-------- RECORDED DATA --------

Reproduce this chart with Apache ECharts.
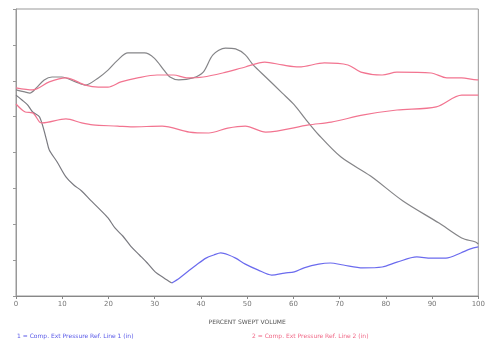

--------
-------- RECORDED DATA --------

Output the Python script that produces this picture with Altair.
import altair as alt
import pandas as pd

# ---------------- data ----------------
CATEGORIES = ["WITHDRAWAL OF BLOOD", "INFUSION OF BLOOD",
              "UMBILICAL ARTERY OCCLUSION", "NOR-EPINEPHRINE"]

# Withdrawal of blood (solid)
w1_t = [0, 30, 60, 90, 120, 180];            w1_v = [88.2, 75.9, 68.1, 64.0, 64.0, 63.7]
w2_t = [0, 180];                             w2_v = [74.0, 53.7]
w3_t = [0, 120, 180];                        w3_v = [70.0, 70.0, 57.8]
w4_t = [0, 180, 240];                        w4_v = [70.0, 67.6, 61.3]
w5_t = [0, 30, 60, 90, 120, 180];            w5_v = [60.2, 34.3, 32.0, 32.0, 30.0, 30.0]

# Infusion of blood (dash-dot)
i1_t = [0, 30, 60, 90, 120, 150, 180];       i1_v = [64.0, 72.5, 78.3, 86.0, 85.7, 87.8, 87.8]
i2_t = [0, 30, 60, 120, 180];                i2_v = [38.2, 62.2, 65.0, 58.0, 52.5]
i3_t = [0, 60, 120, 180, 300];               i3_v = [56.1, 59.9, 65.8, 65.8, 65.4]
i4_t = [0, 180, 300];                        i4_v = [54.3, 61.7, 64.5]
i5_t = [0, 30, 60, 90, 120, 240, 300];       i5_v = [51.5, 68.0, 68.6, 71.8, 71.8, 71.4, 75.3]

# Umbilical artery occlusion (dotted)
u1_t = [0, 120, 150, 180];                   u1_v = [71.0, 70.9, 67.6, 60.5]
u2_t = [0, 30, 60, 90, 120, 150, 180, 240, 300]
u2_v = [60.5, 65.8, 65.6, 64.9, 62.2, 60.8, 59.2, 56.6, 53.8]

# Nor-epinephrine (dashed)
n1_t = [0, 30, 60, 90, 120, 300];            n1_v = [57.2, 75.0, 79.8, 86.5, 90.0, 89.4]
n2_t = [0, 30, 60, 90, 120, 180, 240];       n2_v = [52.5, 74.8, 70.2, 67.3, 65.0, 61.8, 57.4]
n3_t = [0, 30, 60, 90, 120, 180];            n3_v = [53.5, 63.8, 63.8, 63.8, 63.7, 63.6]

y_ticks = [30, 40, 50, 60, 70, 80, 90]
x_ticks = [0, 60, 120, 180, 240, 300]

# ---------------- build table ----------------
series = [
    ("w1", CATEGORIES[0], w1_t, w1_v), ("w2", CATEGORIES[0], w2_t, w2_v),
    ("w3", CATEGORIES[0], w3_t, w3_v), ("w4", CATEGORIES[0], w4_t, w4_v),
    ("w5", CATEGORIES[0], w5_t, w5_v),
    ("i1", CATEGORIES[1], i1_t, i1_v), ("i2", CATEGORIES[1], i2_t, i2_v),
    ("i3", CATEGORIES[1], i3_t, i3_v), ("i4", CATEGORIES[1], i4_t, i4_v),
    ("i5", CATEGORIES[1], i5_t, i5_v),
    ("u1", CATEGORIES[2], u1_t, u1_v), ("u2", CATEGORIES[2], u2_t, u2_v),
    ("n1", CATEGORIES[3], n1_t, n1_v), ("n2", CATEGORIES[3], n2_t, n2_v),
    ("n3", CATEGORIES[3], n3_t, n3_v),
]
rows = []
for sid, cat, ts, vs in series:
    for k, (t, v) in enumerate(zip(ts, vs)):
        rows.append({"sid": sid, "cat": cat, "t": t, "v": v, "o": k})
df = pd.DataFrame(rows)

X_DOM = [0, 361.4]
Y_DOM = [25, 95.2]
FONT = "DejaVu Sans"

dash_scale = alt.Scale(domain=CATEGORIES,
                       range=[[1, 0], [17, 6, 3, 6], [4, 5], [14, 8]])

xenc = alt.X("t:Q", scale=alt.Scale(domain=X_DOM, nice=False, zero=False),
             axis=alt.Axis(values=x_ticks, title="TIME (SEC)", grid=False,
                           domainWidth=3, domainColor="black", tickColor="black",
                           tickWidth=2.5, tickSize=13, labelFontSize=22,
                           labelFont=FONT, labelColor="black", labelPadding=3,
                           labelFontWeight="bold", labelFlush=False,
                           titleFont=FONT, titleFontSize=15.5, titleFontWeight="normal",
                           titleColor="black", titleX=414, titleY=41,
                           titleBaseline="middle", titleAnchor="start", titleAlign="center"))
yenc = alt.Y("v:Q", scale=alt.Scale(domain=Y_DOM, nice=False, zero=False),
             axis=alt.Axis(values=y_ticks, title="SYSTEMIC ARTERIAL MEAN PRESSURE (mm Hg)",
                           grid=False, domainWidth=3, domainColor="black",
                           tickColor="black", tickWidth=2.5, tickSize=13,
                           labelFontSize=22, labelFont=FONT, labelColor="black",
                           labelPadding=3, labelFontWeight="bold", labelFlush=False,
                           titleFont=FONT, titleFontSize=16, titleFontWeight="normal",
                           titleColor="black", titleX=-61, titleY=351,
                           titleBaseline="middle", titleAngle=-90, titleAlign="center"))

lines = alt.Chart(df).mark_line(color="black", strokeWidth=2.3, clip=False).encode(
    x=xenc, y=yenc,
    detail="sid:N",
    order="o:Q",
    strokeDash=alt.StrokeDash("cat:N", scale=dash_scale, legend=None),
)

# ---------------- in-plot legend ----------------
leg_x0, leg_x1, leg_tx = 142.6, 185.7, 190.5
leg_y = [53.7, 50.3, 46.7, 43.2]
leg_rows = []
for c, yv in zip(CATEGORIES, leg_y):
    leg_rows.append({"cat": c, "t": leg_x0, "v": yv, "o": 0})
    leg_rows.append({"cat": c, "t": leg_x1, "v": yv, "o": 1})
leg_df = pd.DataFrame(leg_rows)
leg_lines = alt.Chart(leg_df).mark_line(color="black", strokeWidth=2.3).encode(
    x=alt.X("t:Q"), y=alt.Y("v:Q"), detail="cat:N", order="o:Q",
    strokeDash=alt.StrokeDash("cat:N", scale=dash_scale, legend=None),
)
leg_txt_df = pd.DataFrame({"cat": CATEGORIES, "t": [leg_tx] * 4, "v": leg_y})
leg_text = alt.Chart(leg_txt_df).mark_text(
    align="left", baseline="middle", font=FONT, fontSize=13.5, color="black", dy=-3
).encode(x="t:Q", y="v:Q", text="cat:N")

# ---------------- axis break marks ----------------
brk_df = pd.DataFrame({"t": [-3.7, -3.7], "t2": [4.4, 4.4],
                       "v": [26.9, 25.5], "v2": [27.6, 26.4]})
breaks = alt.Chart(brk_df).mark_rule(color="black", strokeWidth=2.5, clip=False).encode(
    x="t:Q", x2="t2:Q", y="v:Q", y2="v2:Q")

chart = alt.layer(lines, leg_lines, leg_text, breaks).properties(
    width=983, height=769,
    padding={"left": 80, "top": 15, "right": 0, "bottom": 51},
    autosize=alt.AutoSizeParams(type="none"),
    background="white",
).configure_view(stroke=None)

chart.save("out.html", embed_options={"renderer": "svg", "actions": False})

--------

**REQUIRED WORK**
Take every line from the data that contains the word "this".

**ANSWER TO THE PROBLEM**
Reproduce this chart with Apache ECharts.
Output the Python script that produces this picture with Altair.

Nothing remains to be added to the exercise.